The Desert Classic is the only PGA Tour event to yield two sub-60 rounds. David Duval had a 59 at PGA West’s Palmer Course when he won in 1999. Adam Hadwin shot 59 at La Quinta in 2017.
Top-ranked Justin Rose, also making his 2019 debut, had a 68 at La Quinta — one of three courses used in the event. He is the first No. 1 player to play the tournament since the world ranking began in 1986.
“It’s kind of like you’re at the starting line and they kept dragging it back 30 minutes with the fog,” Rose said. “So, that was tricky just to keep warm really and keep loose. But once I got going, I felt like I played really well.”

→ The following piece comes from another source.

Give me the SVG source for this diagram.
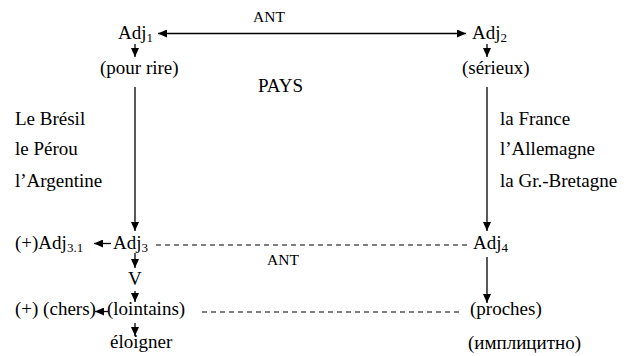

TOMS AND DURANT TIED David Toms and Joe Durant each shot seven-under 65 to share the first-round lead in the PGA Tour Champions’ season-ending Mitsubishi Electric Championship at Hualalai in Kailua-Kona, Hawaii.
Toms closed his bogey-free round with a 2-foot birdie putt on the par-4 18th. He won the United States Senior Open last year for his first Champions title after winning 13 times on the PGA Tour.
Durant, a four-time PGA Tour champion who has won three times on the 50-and-over circuit, also birdied the 18th.
Miguel Ángel Jiménez and Scott Parel were tied for third at 68. Jiménez won at Hualalai in 2015.